Пошли хорошо и материальные дела — роман «Девять точек» переиздали. Подписали договор на новый роман. И когда приехали мы на съезд, встречал нас Миша вместе с москвичами, уже как настоящий москвич. Был он так же и здоров, и тяжело болен, как все последние годы. Он казался чуть — чуть более озабоченным, чем обычно. Как выяснилось позже, его обидело глубоко, что он, старый писатель, не был выдвинут в депутаты на съезд. Ему твердо обещали, что он получит постоянный гостевой билет, но он знал, как трудно в предсъездовской суете рассчитывать на чьи бы то ни было обещания. Были озабочены и все мы. Не знали, в какой гостинице будем жить, где получать билеты на съезд. А в общем тем, что каждый из нас, занимающий дома определенное место, тут делался одним из многих, из таких, которых легко затоптать в предсъездовской суете. Что мы не генералы, мало беспокоило нас дома. А здесь создавалось множество мельчайших забот и неудобств. Эта неожиданная чувствительность огорчала и казалась постыдной, не менее, чем сами мелкие уколы. И поэтому встретились мы с Мишей не то что холодно, а рассеянно. На заседают в Кремле, на торжественном открытии съезда его не было. А на другой день в Доме Союзов Коля Чуковский с перепуганным, а вместе и двусмысленным выражением лица, словно ужас этот вызывал в нем и некий истерический восторг — поди пойми Колю Чуковского — спросил меня: «А ты слышал, что Мише Козакову очень, очень плохо?» Но я не поверил.
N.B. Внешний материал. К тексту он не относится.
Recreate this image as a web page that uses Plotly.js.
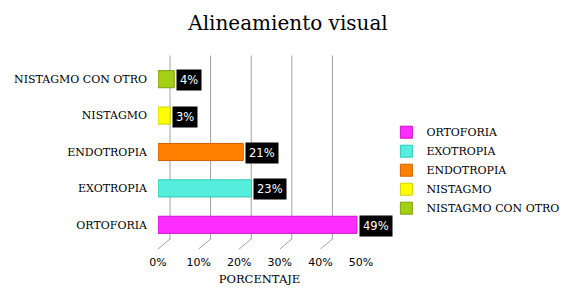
<!DOCTYPE html>
<html><head><meta charset="utf-8">
<script src="https://cdn.plot.ly/plotly-3.0.1.min.js"></script>
<style>html,body{margin:0;padding:0;background:#fff}#c{width:576px;height:305px}</style>
</head><body><div id="c"></div>
<script>
const categories = ["ORTOFORIA", "EXOTROPIA", "ENDOTROPIA", "NISTAGMO", "NISTAGMO CON OTRO"];
const values = [0.49, 0.23, 0.21, 0.03, 0.04];
const labels = ["49%", "23%", "21%", "3%", "4%"];
const colors = ["#ff2dff", "#55eedd", "#ff8000", "#ffff00", "#a4cf14"];
const edgeColors = ["#cc10cc", "#30c8b8", "#d06000", "#d0d000", "#7fa010"];
const tickVals = [0, 0.1, 0.2, 0.3, 0.4, 0.5];
const tickText = ["0%", "10%", "20%", "30%", "40%", "50%"];

const serif = "DejaVu Serif, serif";
const sans = "DejaVu Sans, Verdana, sans-serif";

const traces = categories.map((c, i) => ({
  type: "bar", orientation: "h", name: c,
  y: [c], x: [values[i]],
  marker: {color: colors[i], line: {color: edgeColors[i], width: 1}},
  hoverinfo: "none"
}));

const annotations = categories.map((c, i) => ({
  x: values[i], y: c, xref: "x", yref: "y", text: labels[i],
  showarrow: false, xanchor: "left", xshift: 2, yshift: -1,
  bgcolor: "#000", borderpad: 3,
  font: {family: sans, size: 11.5, color: "#fff"}
}));

const shapes = [];
tickVals.forEach(t => {
  shapes.push({type: "line", layer: "below", xref: "x", yref: "paper", xsizemode: "pixel", xanchor: t,
    x0: 12, x1: 12, y0: 1.03, y1: 0.02, line: {color: "#a0a0a0", width: 1}});
  shapes.push({type: "line", layer: "below", xref: "x", yref: "paper", xsizemode: "pixel", ysizemode: "pixel",
    xanchor: t, yanchor: 0, x0: 12, y0: 4, x1: 0, y1: -6, line: {color: "#a0a0a0", width: 1}});
});

const layout = {
  width: 576, height: 305,
  margin: {l: 158, r: 210, t: 61, b: 62},
  paper_bgcolor: "#fff", plot_bgcolor: "rgba(0,0,0,0)",
  title: {text: "Alineamiento visual", x: 0.5, xanchor: "center", y: 0.925, yanchor: "middle",
    font: {family: serif, size: 20, color: "#000"}},
  barmode: "overlay", bargap: 0.53,
  showlegend: true,
  legend: {x: 1.125, xanchor: "left", y: 0.40, yanchor: "middle", traceorder: "normal",
    font: {family: serif, size: 11, color: "#000"}, itemwidth: 30, tracegroupgap: 0},
  xaxis: {range: [0, 0.5], tickvals: tickVals, ticktext: tickText, showgrid: false,
    zeroline: false, showline: false, ticks: "", ticklabelstandoff: 11,
    tickfont: {family: sans, size: 11, color: "#000"},
    title: {text: "PORCENTAJE", standoff: 6, font: {family: serif, size: 11.5, color: "#000"}}},
  yaxis: {type: "category", categoryorder: "array", categoryarray: categories,
    showgrid: false, zeroline: false, showline: false, ticks: "", ticklabelstandoff: 10,
    tickfont: {family: serif, size: 11, color: "#000"}},
  annotations: annotations,
  shapes: shapes
};

Plotly.newPlot("c", traces, layout, {displayModeBar: false, staticPlot: true});
</script></body></html>
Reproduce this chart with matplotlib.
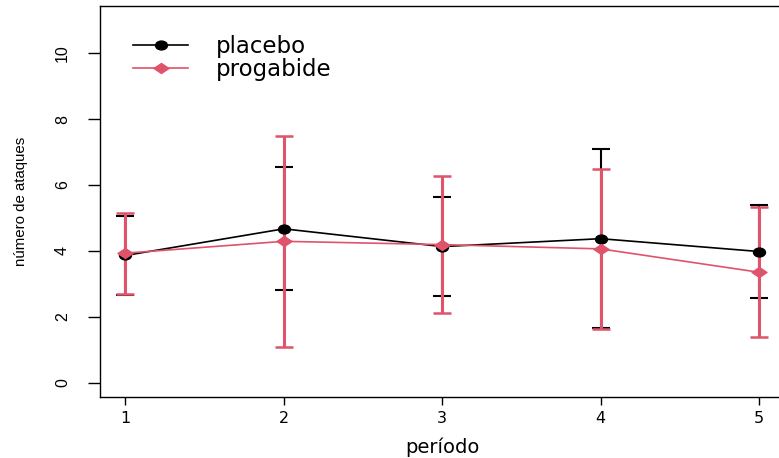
import matplotlib.pyplot as plt
from matplotlib.lines import Line2D
from matplotlib.path import Path

# média e desvio do número de ataques por período
periodo = [1, 2, 3, 4, 5]
placebo_media = [3.86, 4.67, 4.13, 4.37, 3.98]
placebo_dp = [1.21, 1.87, 1.51, 2.71, 1.40]
progabide_media = [3.93, 4.29, 4.19, 4.06, 3.35]
progabide_dp = [1.23, 3.21, 2.08, 2.43, 1.98]

preto = 'black'
rosa = '#DF536B'

plt.rcParams['font.family'] = 'DejaVu Sans'

# marcadores um pouco achatados
circ = Path.unit_circle()
elipse = Path(circ.vertices * [1.35, 1.0], circ.codes)
losango = Path([(-1.5, 0), (0, 1), (1.5, 0), (0, -1), (-1.5, 0)],
               [Path.MOVETO, Path.LINETO, Path.LINETO, Path.LINETO, Path.CLOSEPOLY])

fig = plt.figure(figsize=(7.79, 4.58), dpi=100)
ax = fig.add_axes([0.1284, 0.1332, 0.8786, 0.8537])

ax.errorbar(periodo, placebo_media, yerr=placebo_dp, fmt='none', ecolor=preto,
            elinewidth=1.5, capsize=6.5, capthick=1.5)
ax.errorbar(periodo, progabide_media, yerr=progabide_dp, fmt='none', ecolor=rosa,
            elinewidth=2.2, capsize=6.5, capthick=1.8)
ax.plot(periodo, placebo_media, color=preto, lw=1.2, marker=elipse, ms=8.6)
ax.plot(periodo, progabide_media, color=rosa, lw=1.2, marker=losango, ms=10.8)

ax.set_xlim(0.84, 5.16)
ax.set_ylim(-0.44, 11.44)
ax.set_xticks(periodo)
ax.set_yticks([0, 2, 4, 6, 8, 10])

ax.tick_params(axis='x', length=5.8, width=1, pad=4.5, labelsize=11.5)
ax.tick_params(axis='y', length=8.6, width=1, pad=13, labelsize=11.5, labelrotation=90)
for lab in ax.get_yticklabels():
    lab.set_fontfamily('Liberation Sans')
    lab.set_verticalalignment('center')
for sp in ax.spines.values():
    sp.set_linewidth(1)

ax.set_xlabel('período', fontsize=14, labelpad=8)
ax.set_ylabel('número de ataques', fontsize=10.8, family='Liberation Sans', labelpad=19.5)

handles = [Line2D([], [], color=preto, lw=1.2, marker=elipse, ms=8.6),
           Line2D([], [], color=rosa, lw=1.2, marker=losango, ms=10.8)]
ax.legend(handles, ['placebo', 'progabide'], loc='upper left', frameon=False,
          fontsize=16.5, handlelength=2.4, handletextpad=1.2, labelspacing=0.0,
          bbox_to_anchor=(0.035, 0.95), borderaxespad=0)

fig.savefig('out.png', dpi=100)
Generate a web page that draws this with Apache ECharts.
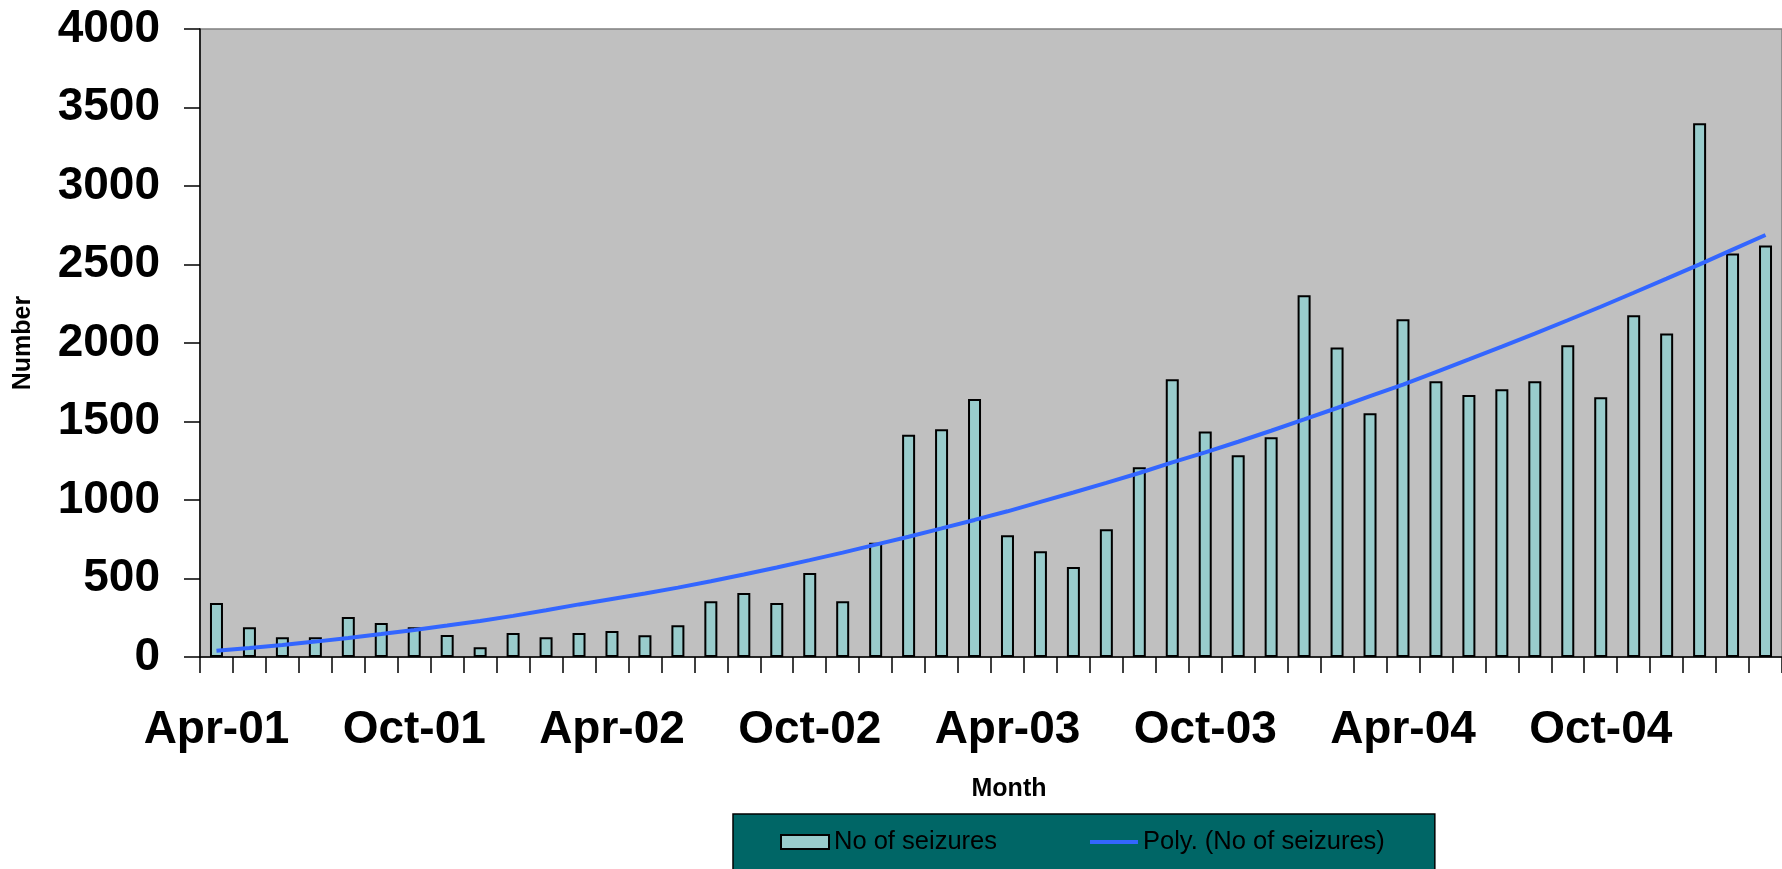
<!DOCTYPE html>
<html>
<head>
<meta charset="utf-8">
<script src="https://cdn.jsdelivr.net/npm/echarts@6/dist/echarts.min.js"></script>
<style>
  html, body { margin: 0; padding: 0; background: #ffffff; }
  #chart { width: 1782px; height: 869px; }
</style>
</head>
<body>
<div id="chart"></div>
<script>
// Categories (months Apr-01 .. Mar-05)
const months = [
  "Apr-01","May-01","Jun-01","Jul-01","Aug-01","Sep-01","Oct-01","Nov-01","Dec-01","Jan-02","Feb-02","Mar-02",
  "Apr-02","May-02","Jun-02","Jul-02","Aug-02","Sep-02","Oct-02","Nov-02","Dec-02","Jan-03","Feb-03","Mar-03",
  "Apr-03","May-03","Jun-03","Jul-03","Aug-03","Sep-03","Oct-03","Nov-03","Dec-03","Jan-04","Feb-04","Mar-04",
  "Apr-04","May-04","Jun-04","Jul-04","Aug-04","Sep-04","Oct-04","Nov-04","Dec-04","Jan-05","Feb-05","Mar-05"
];

// No of seizures (bars)
const seizures = [
  344, 189, 126, 126, 255, 217, 189, 140, 62, 153, 126, 153,
  166, 138, 202, 355, 408, 344, 535, 355, 728, 1416, 1450, 1643,
  775, 673, 573, 813, 1208, 1769, 1437, 1285, 1399, 2304, 1972, 1552,
  2151, 1756, 1668, 1705, 1756, 1985, 1655, 2176, 2061, 3399, 2570, 2621
];

// Poly. (No of seizures) trend line
const trend = [
  40, 58, 77, 98, 121, 146, 172, 200, 229, 262, 298, 335,
  370, 405, 442, 483, 526, 570, 617, 665, 716, 766, 819, 873,
  928, 988, 1048, 1109, 1172, 1240, 1303, 1371, 1441, 1513, 1586, 1661,
  1735, 1815, 1895, 1977, 2060, 2145, 2231, 2320, 2410, 2501, 2595, 2688
];

// Axis settings
const yMin = 0, yMax = 4000, yStep = 500;
const xTitle = "Month";
const yTitle = "Number";
const barName = "No of seizures";
const lineName = "Poly. (No of seizures)";

const FONT = "Liberation Sans, Arial, Helvetica, sans-serif";

const chart = echarts.init(document.getElementById('chart'), null, { renderer: 'canvas' });

chart.setOption({
  animation: false,
  backgroundColor: '#ffffff',
  textStyle: { fontFamily: FONT },
  grid: {
    left: 200, top: 29, right: -4, bottom: 212,
    show: true,
    backgroundColor: '#C0C0C0',
    borderColor: '#808080',
    borderWidth: 1.5
  },
  legend: {
    left: 733, top: 814,
    padding: [15, 50, 40, 47],
    itemGap: 91,
    itemWidth: 48,
    itemHeight: 14,
    backgroundColor: '#006666',
    borderColor: '#000000',
    borderWidth: 1.5,
    textStyle: { color: '#000000', fontSize: 25.5, fontFamily: FONT },
    data: [
      { name: barName, icon: 'rect' },
      { name: lineName, itemStyle: { opacity: 0 }, lineStyle: { width: 4, color: '#3366FF' } }
    ]
  },
  xAxis: {
    type: 'category',
    data: months,
    boundaryGap: true,
    name: xTitle,
    nameLocation: 'middle',
    nameGap: 120,
    nameTextStyle: { fontSize: 25, fontWeight: 'bold', color: '#000', fontFamily: FONT, padding: [0, 0, 0, 36] },
    axisLine: { show: true, lineStyle: { color: '#000', width: 1.5 } },
    axisTick: { show: true, interval: 0, length: 16, inside: false, lineStyle: { color: '#000', width: 1.5 } },
    axisLabel: {
      interval: 5,
      margin: 50,
      fontSize: 46,
      fontWeight: 'bold',
      color: '#000',
      fontFamily: FONT
    },
    splitLine: { show: false }
  },
  yAxis: {
    type: 'value',
    min: yMin, max: yMax, interval: yStep,
    name: yTitle,
    nameLocation: 'middle',
    nameGap: 164,
    nameRotate: 90,
    nameTextStyle: { fontSize: 25, fontWeight: 'bold', color: '#000', fontFamily: FONT },
    axisLine: { show: true, lineStyle: { color: '#000', width: 1.5 } },
    axisTick: { show: true, length: 16, inside: false, lineStyle: { color: '#000', width: 1.5 } },
    axisLabel: {
      margin: 40,
      fontSize: 46,
      fontWeight: 'bold',
      color: '#000',
      fontFamily: FONT,
      formatter: function (v) { return String(v); }
    },
    splitLine: { show: false }
  },
  series: [
    {
      name: barName,
      type: 'bar',
      data: seizures,
      barWidth: 13,
      itemStyle: { color: '#99CCCC', borderColor: '#000000', borderWidth: 2 },
      z: 2
    },
    {
      name: lineName,
      type: 'line',
      data: trend,
      symbol: 'none',
      showSymbol: false,
      smooth: false,
      lineStyle: { color: '#3366FF', width: 4 },
      itemStyle: { color: '#3366FF' },
      z: 3
    }
  ]
});
</script>
</body>
</html>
Услышав от Коли Чуковского о Мишиной болезни, я не поверил, что это конец. Смерть человека, о котором слышал столько раз, что ему плохо, и который всегда справлялся с опасностью, поражает не меньше, чем внезапная. Судьба не посчиталась с Мишиным желанием уцелеть. И его простодушием. Мы поехали на Пятницкую. По дороге узнал я, что, по всей видимости, тот страстный интерес к литературным делам, которым он жил, и убил его. Миша вечером поехал в союз за гостевым постоянным билетом. Продержали там ожидающих до глубокой ночи. Тревожили их различные неясные и невеселые слухи. Так они и уехали ни с чем. Утром позвонили Мише, что билет для него получен, чтобы ехал он в союз. Но он только и успел спуститься вниз. Обратно привели его под руки. В маленькой квартире толпились, когда мы приехали, растерянные и словно виноватые друзья. Зоя плакала в спальне, окруженная писательскими женами. Она метнулась нам навстречу. Мы поцеловались. «Вы только берегите себя, берегите себя», — повторяла она горячо. И тоже растерянно и как бы виновато. А он лежал на столе в комнате возле. Не хочу продолжать. Когда буду переписывать на машинке, сюда вставлю начало первого варианта, где все рассказано.
Из трусости оборвал я рассказ о Козакове. Буду продолжать, хоть и не хочется писать о смерти. Он лежал на столе в комнате возле, и впервые его побаивались, хоть он и улыбался едва заметно. Мы постояли возле, не зная, что говорить в смятении чувств. На другой день в Доме журналистов состоялась гражданская панихида. Приехал Федин. Оставил свое председательское место на съезде Фадеев, стоял у гроба в почетном карауле, седой, краснолицый, строго глядя прямо перед собой. А съезд продолжался без живых и мертвых. Там, в перегретых залах Дома Союзов, слонялись делегаты. Прожектора оскорбительно лупили прямо по глазам и меркли, будто насытившись. А здесь Федин, говоря надгробную речь, вдруг стал останавливаться после каждого слова. Молчал, побагровев, потупившись. Борясь со слезами. И Мишу ему было жалко. И вспомнилось, наверное, как хоронил недавно жену. Да и себя пожалел — трудно, стоя у гроба, не думать и о своем возрасте, и о своей судьбе. И Федин сохранил до наших дней студенческие черты. Только не распорядителя на вечеринке, а покрупнее. Председателя землячества. Знающего, что кроме всего прочего, он еще и красив. Но был он по — студенчески прост и добр. А когда кончилась панихида, двинулся гроб к распахнутым на обе створки дверям, прямой, несгибающийся, почтительно поддерживаемый со всех сторон провожающими, — где же ты, легкий, покладистый Миша! На немецком кладбище, куда добирались мы долго — долго, сохранилась еще нерусская подтянутость. С правой стороны глянул на нас с серого памятника суровый генерал в эполетах. Стааль[17]. Комендант Москвы при Николае I.